Investor, Regulatory and Contractual Litigation
The prolonged slump in oil prices and the accompanying pressure on earnings may prompt a variety of non- employment claims in litigation. Shareholders and joint venture partners may allege breaches of fiduciary duties, misrepresentations or fraud in connection with action or inaction relating to the current adverse market conditions. As a growing number of companies seek bankruptcy protection, creditors and trustees may bring similar claims against corporate management and directors. Consolidation through distressed M&A activity may trigger strike suits. Aggregate distress in the energy industry will draw increased scrutiny from regulators regarding individual corporate disclosures. Owners, operators and service companies unable either to meet contractual obligations or negotiate a satisfactory compromise may find themselves embroiled in litigation over contracts. In short, economic pressure created by excess supply and slackening demand may put many E&P companies in the position of plaintiff or defendant in some form of litigation before the crisis abates.

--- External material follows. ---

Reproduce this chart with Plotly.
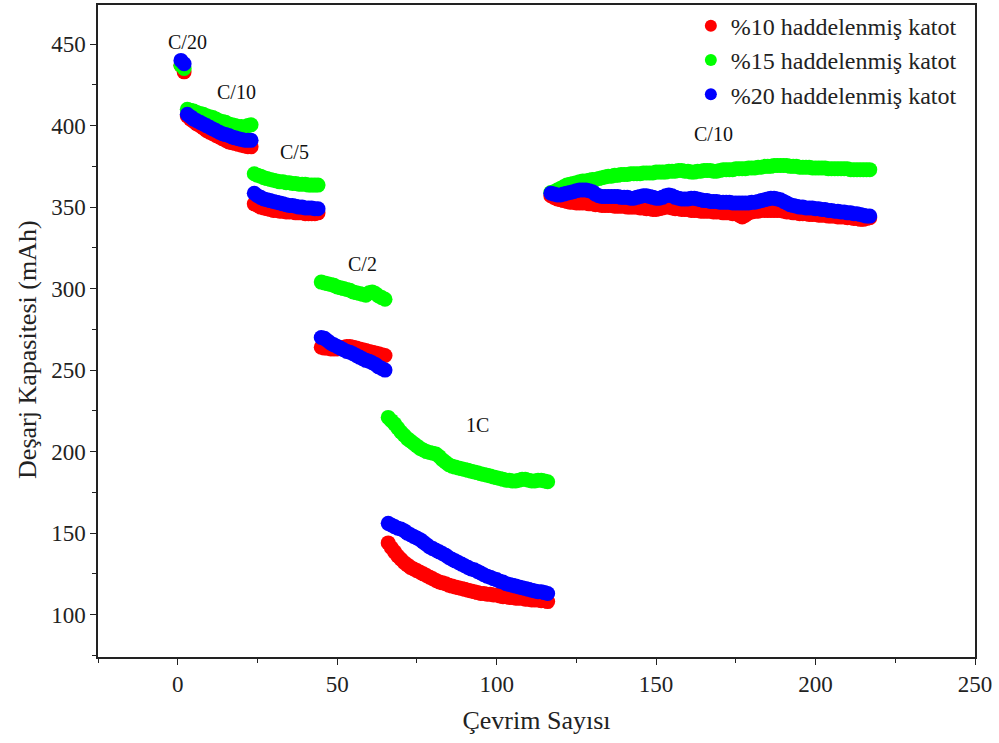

D&O insurance provides coverage to the “insured organization” and its officers, directors and employees for loss, including defense costs, arising from claims made during the policy period for “wrongful acts,” including acts, errors and omissions committed or omitted in an insured capacity. Depending on whether the insured organization is a public or private company, the “claims” insured under a D&O policy may be limited to “securities claims” or may include any written demand for monetary relief, including all manner of civil or regulatory proceedings. Some D&O policies may also include coverage for regulatory investigations of insured individuals and organizations. Many D&O policies exclude coverage for claims by one insured (entity or individual) against another, subject to exceptions for claims brought by a trustee or receiver in bankruptcy. Many D&O policies also exclude coverage for claims against an insured entity arising out of a breach of contract.
Notwithstanding these exclusions, D&O insurance may prove an essential financial resource for E&P companies to offset liability for defense costs, settlements and judgments in litigation arising out of the current oil-price slump. Shareholder claims (brought without the assistance of insured officers and directors), trustee claims in bankruptcy, regulatory investigations and M&A strike suits are paradigmatic, covered D&O claims. Even claims brought by one insured against another or claims alleging breach of contract may trigger some coverage under conventional D&O insurance, when coupled with claims by a non-insured entity or individual or when paired with allegations beyond the parties’ contracts. With all of the economic forces weighing on E&P companies, it is incumbent on risk managers and in-house counsel to pursue and exhaust the financial benefits afforded by corporate liability insurance. Doing so will best position corporate policyholders to weather the current crisis and take advantage of the future recovery in energy markets.